Has anyone else come across the more marginal, and generally weird, ebooks that get passed around. I remember reading the Turner Diaries when a friend emailed it to me in PDF form. Quite frightening, if only for the phrase "Screaming in gutteral hebrew". Anyhow, it allowed me to read some oddball american white supremercist literature without supporting them with my money; piracy as a force for social good as it were.
 
 
Benny the Ball
12:53 / 04.03.09
I stare longingly at Kindle's all day, would love to get one - and there are an incredible amount of free books available... so...

Not sure yet though - 350 is a lot...
 
 
ghadis
16:00 / 04.03.09
I think i would love one but i'm across seas in a place that is hard to find a lot of great literature and see myself traveling about a bit in the next few years. I pretty much sold all my books last autumn, for money and also because i just wasn't going to have the space for them anymore. Now i read a lot on my laptop. I'm reading China Meilvilles' Perdido Street Station as a PDF at the moment, when in bed mostly. I find it petty easy to do in a lazy way and it's pretty handy as i get a lot of power cuts where i live. Project Guttenburg is great and i've got a load of great stuff from there, Machen, Blackwood etc. I do tend to just copy the text and make more attractive, readable PDFs out of them though. So, yeh, Ebooks get a big thumbs up from me but only out of circumstance.
 
 
h1ppychick
12:07 / 06.04.09
I've just bought an eBook reader - I'm a great consumer of fiction but generally not good at getting rid of books once I've read them so my house has gradually become one large stack of books. I've therefore decided that where possible, I'm going to buy both music and books digitally in future where this is feasible.

In terms of readers, the Kindle isn't available over here in the UK and although the Sony PRS is much sexier looking, I didn't want to be stuck with having to get things either from their tie-in partner Waterstones nor from the Sony Store in their proprietary format due to the limited range, so I went for the BeBook instead, which accepts most (but not all) formats.

I find the BeBook easy to use, but one thing that's annoyed me is that can't work out how to add bookmarks on the couple of books I've read so far. It uses eInk technology, so it really does look like a printed page. The screen's not backlit so it doesn't give you eyestrain.
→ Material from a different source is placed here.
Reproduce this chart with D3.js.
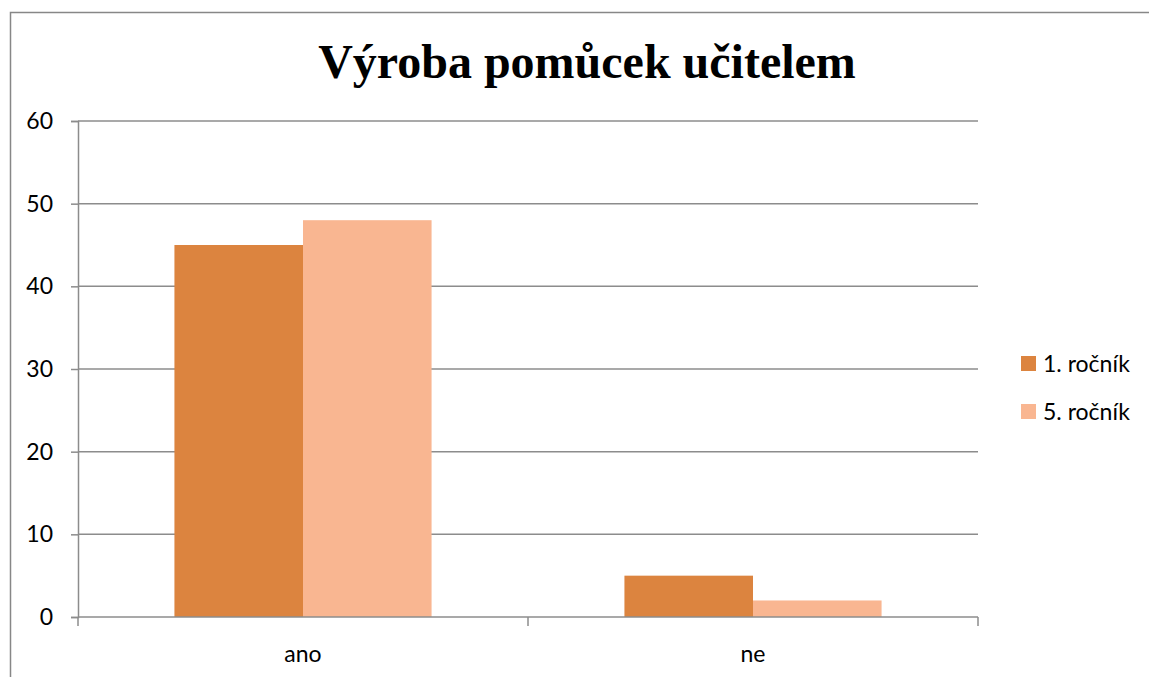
<!DOCTYPE html>
<html lang="cs">
<head>
<meta charset="utf-8">
<title>Výroba pomůcek učitelem</title>
<script src="https://d3js.org/d3.v7.min.js"></script>
<style>
  body { margin: 0; background: #fff; }
  text { font-family: Lato, "Open Sans", sans-serif; }
</style>
</head>
<body>
<script>
const categories = ["ano", "ne"];
const seriesNames = ["1. ročník", "5. ročník"];
const values1 = [45, 5];
const values5 = [48, 2];
const yTicks = [0, 10, 20, 30, 40, 50, 60];
const colors = ["#dc843f", "#f9b691"];

const width = 1149, height = 677;
const plotLeft = 78, plotRight = 978, plotTop = 121, plotBottom = 617;
const labelSize = "23px";

const svg = d3.select("body").append("svg")
  .attr("width", width).attr("height", height);

// outer frame
svg.append("rect")
  .attr("x", 10.5).attr("y", 12.5)
  .attr("width", 1160).attr("height", 700)
  .attr("fill", "none").attr("stroke", "#878787").attr("stroke-width", 1.5);

// title
svg.append("text")
  .text("Výroba pomůcek učitelem")
  .attr("x", 587).attr("y", 78)
  .attr("text-anchor", "middle")
  .style("font-family", "'Liberation Serif', 'Times New Roman', serif")
  .style("font-weight", "bold")
  .style("font-size", "48px")
  .attr("fill", "#000");

const y = d3.scaleLinear().domain([0, 60]).range([plotBottom, plotTop]);
const x0 = d3.scaleBand().domain(categories).range([plotLeft, plotRight]).paddingInner(0).paddingOuter(0);
const x1 = d3.scaleBand().domain(seriesNames).range([0, x0.bandwidth()]).paddingInner(0).paddingOuter(0.75);

// gridlines
svg.append("g").selectAll("line").data(yTicks.filter(d => d > 0)).enter()
  .append("line")
  .attr("x1", plotLeft).attr("x2", plotRight)
  .attr("y1", d => y(d)).attr("y2", d => y(d))
  .attr("stroke", "#8c8c8c").attr("stroke-width", 1.5);

// y axis
const yAxis = d3.axisLeft(y).tickValues(yTicks).tickSize(7).tickPadding(18);
const gy = svg.append("g").attr("transform", `translate(${plotLeft},0)`).call(yAxis);
gy.select(".domain").attr("stroke", "#8c8c8c").attr("stroke-width", 1.5);
gy.selectAll(".tick line").attr("stroke", "#8c8c8c").attr("stroke-width", 1.5);
gy.selectAll(".tick text").style("font-size", labelSize).attr("fill", "#000")
  .style("font-family", "Lato, 'Open Sans', sans-serif");

// bars
const groups = svg.append("g").selectAll("g").data(categories).enter()
  .append("g").attr("transform", d => `translate(${x0(d)},0)`);
groups.selectAll("rect")
  .data((d, i) => [values1[i], values5[i]].map((v, j) => ({ s: seriesNames[j], v: v, c: colors[j] })))
  .enter().append("rect")
  .attr("x", d => x1(d.s))
  .attr("width", x1.bandwidth())
  .attr("y", d => y(d.v))
  .attr("height", d => plotBottom - y(d.v))
  .attr("fill", d => d.c);

// x axis
const xAxis = d3.axisBottom(x0).tickSize(0).tickPadding(29);
const gx = svg.append("g").attr("transform", `translate(0,${plotBottom})`).call(xAxis);
gx.select(".domain").attr("stroke", "#8c8c8c").attr("stroke-width", 1.5)
  .attr("d", `M${plotLeft},0H${plotRight}`);
gx.selectAll(".tick text").style("font-size", labelSize).attr("fill", "#000")
  .style("font-family", "Lato, 'Open Sans', sans-serif");
// category separator ticks
svg.append("g").selectAll("line").data([plotLeft, plotLeft + x0.bandwidth(), plotRight]).enter()
  .append("line")
  .attr("x1", d => d).attr("x2", d => d)
  .attr("y1", plotBottom).attr("y2", plotBottom + 9)
  .attr("stroke", "#8c8c8c").attr("stroke-width", 1.5);

// legend
const legend = svg.append("g").selectAll("g").data(seriesNames).enter()
  .append("g").attr("transform", (d, i) => `translate(1021,${356 + i * 48})`);
legend.append("rect").attr("width", 15).attr("height", 15).attr("fill", (d, i) => colors[i]);
legend.append("text").text(d => d).attr("x", 22).attr("y", 16)
  .style("font-size", labelSize).attr("fill", "#000");
</script>
</body>
</html>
I've read ebooks before; initially when I got into the Liaden Universe stuff by Sharon Lee and Steve Miller and found that there was more of their writing available on ebook that wasn't available in print. I had to read that on the computer and it wasn't enormously convenient so I never read all the ebooks I'd bought, but I have still got them and the reader software on my PC, so could have a go at them again some time.

I've also read a number of books on my iPhone - again this is very easy to do using the eReader software, in fact the iPhone is very easy to read stuff on since due to the touchscreen, you swipe to turn a page and the response time is very quick. If an eBook reader like the Sony or the BeBook had a similar kind of touchscreen I think that'd make them much more appealing to the general punter.
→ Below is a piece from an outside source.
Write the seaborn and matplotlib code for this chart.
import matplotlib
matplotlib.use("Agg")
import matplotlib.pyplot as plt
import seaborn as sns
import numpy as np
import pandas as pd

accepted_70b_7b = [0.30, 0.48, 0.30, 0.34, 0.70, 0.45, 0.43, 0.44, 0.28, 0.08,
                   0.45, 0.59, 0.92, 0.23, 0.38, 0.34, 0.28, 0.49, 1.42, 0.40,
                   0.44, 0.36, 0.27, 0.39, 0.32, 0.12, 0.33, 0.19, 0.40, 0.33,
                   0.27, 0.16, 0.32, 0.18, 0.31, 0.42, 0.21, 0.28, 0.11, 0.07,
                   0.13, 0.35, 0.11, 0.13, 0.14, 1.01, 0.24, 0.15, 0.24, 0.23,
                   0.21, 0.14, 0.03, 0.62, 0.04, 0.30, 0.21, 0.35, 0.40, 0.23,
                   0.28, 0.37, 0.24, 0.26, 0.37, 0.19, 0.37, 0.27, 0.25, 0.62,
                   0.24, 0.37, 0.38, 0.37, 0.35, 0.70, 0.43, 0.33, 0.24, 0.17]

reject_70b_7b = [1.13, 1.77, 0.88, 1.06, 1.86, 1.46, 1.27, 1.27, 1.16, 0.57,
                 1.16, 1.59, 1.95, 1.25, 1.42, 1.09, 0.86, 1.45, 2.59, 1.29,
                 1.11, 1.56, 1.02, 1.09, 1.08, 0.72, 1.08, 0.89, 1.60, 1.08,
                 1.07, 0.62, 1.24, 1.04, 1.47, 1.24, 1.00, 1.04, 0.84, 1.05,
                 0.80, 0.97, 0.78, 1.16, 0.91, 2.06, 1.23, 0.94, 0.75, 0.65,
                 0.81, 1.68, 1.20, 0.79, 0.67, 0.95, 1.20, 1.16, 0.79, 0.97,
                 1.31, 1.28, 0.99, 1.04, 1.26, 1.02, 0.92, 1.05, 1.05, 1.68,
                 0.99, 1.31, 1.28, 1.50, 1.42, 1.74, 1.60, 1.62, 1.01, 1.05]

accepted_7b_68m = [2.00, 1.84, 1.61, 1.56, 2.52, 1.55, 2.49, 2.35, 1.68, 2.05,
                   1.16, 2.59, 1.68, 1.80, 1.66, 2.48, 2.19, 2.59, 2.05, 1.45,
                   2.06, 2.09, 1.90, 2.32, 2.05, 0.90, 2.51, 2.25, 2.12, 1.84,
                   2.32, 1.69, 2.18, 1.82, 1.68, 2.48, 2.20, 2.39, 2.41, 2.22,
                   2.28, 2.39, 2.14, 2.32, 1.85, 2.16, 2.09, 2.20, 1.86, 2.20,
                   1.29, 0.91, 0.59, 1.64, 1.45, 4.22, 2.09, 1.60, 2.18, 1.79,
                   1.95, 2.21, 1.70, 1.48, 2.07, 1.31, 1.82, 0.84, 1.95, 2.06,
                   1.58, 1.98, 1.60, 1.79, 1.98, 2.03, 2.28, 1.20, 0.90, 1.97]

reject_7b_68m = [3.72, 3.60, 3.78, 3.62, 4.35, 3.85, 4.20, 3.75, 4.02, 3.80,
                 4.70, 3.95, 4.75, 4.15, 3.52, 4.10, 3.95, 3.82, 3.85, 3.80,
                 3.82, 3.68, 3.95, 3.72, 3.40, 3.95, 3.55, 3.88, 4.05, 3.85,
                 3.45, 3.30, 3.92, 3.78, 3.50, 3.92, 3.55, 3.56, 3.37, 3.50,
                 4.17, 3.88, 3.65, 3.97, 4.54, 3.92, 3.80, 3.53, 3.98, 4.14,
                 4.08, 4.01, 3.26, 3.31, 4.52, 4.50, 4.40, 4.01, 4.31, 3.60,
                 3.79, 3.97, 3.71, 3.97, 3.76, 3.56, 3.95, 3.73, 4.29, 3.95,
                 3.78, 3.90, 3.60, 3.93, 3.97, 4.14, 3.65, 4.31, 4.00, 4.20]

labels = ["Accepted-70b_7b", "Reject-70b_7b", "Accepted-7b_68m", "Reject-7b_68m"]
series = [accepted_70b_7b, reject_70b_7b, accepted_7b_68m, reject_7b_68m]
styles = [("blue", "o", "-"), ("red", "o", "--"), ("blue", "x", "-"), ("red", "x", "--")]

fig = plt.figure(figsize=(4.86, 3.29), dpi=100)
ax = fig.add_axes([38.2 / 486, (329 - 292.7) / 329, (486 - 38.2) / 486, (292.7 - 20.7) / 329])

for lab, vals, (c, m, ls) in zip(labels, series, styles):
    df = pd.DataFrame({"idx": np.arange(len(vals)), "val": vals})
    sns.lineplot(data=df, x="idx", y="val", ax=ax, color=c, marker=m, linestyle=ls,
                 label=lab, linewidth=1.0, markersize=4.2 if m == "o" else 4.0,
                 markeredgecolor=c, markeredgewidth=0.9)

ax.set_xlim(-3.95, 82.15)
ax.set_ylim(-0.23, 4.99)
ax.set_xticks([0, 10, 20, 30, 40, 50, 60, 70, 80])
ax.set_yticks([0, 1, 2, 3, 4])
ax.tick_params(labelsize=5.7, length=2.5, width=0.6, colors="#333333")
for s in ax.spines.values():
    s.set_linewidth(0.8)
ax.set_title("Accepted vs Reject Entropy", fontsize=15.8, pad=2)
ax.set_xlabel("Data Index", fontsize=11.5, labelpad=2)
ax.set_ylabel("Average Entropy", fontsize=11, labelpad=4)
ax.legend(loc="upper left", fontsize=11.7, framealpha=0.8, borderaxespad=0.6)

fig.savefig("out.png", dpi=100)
I think the main things preventing ebook use becoming more popular are:

- DRM and format wars. There is a proliferation of competing formats, generally with DRM over the top, so whichever reader you go for you are never going to get access to all of the available content. Whilst hacks and converters are available, when I was looking to find a way of converting my Liaden books into a newer format that I could use with my BeBook (the website which originally sold them having gone out of business), several hours of online research persuaded me that this would be too difficult.

- cost and breadth of content. ebooks offered for sale are currently priced on a very similar level to paper books, so there's not much price incentive to buy digitally (although the key retailers I've seen have a points-type loyalty scheme). For example there still seems to be the hardback/paperback pricing difference even in digital format. I have no idea if this is driven by royalties or DRM issues, but in any event it's a subtantial barrier to entry. Similarly the range of ebooks you can get does not match up to printed books so if you're looking for something specific or maybe older, it might be difficult or even impossible to find digitally.
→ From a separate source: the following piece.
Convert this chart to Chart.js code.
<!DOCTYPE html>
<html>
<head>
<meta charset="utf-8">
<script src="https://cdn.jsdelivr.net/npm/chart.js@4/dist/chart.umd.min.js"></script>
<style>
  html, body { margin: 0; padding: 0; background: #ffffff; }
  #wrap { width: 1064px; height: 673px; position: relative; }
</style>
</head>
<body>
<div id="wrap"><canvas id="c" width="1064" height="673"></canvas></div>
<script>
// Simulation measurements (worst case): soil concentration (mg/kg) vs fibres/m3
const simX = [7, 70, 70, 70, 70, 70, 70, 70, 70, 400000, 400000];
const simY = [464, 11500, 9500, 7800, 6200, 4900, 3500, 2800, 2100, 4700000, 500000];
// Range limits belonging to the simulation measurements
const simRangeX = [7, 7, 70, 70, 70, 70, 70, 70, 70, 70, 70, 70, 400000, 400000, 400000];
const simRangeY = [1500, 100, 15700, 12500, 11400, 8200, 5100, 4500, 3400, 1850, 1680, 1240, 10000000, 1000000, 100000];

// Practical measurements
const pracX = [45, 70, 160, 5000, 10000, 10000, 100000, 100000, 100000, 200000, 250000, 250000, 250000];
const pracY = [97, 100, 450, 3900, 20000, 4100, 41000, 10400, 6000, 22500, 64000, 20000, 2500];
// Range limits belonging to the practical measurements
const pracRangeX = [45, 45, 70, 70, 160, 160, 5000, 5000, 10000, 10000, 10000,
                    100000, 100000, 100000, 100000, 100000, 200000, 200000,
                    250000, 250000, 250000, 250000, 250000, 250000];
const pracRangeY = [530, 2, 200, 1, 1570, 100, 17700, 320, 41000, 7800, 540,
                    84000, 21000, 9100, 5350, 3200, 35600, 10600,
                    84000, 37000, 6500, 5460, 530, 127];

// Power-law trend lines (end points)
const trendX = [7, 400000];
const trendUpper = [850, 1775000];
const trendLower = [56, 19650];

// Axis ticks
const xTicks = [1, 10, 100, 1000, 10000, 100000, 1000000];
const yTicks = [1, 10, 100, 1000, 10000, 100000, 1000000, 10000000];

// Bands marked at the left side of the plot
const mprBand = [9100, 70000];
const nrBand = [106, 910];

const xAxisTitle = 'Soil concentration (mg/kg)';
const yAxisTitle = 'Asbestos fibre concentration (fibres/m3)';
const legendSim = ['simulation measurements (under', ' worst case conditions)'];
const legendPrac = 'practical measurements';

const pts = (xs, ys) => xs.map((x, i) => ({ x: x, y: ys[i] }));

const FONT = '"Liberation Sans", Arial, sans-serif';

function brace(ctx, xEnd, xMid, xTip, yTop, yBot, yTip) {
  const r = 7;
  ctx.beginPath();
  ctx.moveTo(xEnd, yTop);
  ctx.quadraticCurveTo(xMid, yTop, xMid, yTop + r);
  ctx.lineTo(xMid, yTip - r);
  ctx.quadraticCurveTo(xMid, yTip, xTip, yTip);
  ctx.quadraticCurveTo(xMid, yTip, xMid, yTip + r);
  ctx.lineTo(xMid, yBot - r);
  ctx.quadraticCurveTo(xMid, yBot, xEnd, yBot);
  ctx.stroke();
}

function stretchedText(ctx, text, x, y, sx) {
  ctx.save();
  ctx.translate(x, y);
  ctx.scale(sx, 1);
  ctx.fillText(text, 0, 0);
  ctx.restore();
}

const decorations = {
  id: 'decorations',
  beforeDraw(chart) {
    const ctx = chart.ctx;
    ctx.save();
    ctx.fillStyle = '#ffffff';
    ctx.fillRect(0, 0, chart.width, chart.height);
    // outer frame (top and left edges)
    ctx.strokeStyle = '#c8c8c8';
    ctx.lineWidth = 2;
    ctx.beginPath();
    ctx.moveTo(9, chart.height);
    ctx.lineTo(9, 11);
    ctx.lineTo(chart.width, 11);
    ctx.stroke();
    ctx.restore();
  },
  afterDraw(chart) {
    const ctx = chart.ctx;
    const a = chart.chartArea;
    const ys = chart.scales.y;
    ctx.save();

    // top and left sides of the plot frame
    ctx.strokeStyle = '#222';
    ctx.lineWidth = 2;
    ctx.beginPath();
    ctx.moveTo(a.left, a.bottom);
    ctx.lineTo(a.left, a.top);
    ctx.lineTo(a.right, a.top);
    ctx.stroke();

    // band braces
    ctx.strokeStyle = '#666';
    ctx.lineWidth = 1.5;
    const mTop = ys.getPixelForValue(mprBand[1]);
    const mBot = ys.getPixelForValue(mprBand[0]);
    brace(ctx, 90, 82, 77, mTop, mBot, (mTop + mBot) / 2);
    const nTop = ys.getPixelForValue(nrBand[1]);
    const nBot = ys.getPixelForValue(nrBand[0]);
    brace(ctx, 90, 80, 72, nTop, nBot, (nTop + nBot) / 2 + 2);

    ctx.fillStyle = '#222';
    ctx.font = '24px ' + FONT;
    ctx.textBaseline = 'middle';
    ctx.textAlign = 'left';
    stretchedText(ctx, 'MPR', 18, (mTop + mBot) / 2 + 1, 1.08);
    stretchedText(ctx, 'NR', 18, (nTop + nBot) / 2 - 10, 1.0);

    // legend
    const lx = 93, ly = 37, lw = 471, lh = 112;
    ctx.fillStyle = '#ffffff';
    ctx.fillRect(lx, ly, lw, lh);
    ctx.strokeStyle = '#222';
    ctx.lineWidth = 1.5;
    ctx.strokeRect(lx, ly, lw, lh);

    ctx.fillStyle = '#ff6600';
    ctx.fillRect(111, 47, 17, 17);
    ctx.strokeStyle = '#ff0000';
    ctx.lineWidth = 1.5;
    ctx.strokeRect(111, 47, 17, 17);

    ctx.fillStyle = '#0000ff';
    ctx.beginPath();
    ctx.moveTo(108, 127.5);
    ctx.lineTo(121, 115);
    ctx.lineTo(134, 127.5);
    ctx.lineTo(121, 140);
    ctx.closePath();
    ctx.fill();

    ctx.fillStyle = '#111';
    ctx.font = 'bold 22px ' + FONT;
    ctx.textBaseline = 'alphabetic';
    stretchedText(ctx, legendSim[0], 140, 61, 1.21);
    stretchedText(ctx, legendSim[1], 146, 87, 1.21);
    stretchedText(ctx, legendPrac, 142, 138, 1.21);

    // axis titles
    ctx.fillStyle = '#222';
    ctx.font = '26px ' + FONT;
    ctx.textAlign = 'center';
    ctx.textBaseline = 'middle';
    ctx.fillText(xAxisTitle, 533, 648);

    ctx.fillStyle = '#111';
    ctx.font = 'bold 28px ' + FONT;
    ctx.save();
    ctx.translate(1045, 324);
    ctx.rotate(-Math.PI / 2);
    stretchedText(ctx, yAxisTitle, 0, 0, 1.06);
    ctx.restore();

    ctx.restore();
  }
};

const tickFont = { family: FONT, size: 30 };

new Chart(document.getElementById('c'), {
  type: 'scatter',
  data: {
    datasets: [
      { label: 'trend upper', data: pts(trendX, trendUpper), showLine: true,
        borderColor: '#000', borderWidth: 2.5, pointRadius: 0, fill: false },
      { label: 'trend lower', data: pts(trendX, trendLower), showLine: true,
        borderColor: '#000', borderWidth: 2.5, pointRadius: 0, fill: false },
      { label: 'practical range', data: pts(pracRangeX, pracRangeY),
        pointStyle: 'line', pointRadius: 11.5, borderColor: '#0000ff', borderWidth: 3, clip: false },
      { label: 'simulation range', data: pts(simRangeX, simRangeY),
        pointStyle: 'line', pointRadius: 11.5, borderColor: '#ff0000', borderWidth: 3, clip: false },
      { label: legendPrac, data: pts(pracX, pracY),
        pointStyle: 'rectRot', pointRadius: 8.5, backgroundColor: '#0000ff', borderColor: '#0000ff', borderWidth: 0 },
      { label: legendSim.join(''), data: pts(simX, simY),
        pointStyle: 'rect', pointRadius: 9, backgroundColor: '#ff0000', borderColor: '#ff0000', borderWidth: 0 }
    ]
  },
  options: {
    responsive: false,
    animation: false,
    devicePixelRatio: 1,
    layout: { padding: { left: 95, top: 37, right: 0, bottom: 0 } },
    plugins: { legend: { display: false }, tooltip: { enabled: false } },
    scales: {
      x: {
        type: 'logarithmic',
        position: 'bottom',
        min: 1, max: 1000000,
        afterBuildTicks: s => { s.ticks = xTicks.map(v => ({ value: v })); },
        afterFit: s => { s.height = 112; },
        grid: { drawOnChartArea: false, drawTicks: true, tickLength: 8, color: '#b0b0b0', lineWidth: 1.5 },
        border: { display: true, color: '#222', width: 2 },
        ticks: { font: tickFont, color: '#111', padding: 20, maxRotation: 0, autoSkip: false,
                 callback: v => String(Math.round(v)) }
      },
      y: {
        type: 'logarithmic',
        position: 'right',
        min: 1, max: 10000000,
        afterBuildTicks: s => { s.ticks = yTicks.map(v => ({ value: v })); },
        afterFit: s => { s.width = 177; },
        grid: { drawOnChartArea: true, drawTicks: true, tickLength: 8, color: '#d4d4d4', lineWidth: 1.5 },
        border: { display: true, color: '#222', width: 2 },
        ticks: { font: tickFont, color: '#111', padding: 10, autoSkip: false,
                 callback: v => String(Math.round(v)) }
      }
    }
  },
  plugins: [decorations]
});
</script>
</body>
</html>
- no second hand market - once you've read an ebook you can't really give it or sell it on to someone else. This is another reason why the pricing hasn't been particularly challenged.

I think until there's a similar threat to the publishing industry's revenue models as was experienced with MP3s, these issues are unlikely to be sorted out, at least not in favour of the consumer.
 
 
fabi
20:46 / 14.04.09
I´ve dowloaded several titles from project Gutenberg and other sites. However I find it very difficult to read and fully enjoy e-books. I think the only e-book I have ever finished reading was Frank Herbert´s Dune.

I must also say that I cannot get used to pick up a book without seeing the cover. As silly as it seems. I tend to choose books according to my mood and the color of the cover. By chance I´ve discovered treasures like "The Hitchhikers guide to the Galaxy" and "Life of Pi" (both covered in bright blue cover), or the work of Daiil Kharms (moderate colors but funny little paintings).
 
 
We're The Great Old Ones Now
08:04 / 16.04.09
So basically, "not yet" and "not until you sort your shit out, Mr DRM"?
 
 
h1ppychick
09:32 / 16.04.09
If I lived in the States I'd be all over the Kindle 2. New books/papers/magazines streamed wirelessly to a hand-held device, backed with Amazon and with the extent of content that implies, with discounts for non-print versions? Yes please.

There seem to be considerable delays in getting this released in the UK which I think is to do with the proliferation of mobile networks here and the need to get services set up with all of them. In any event it's a bit annoying.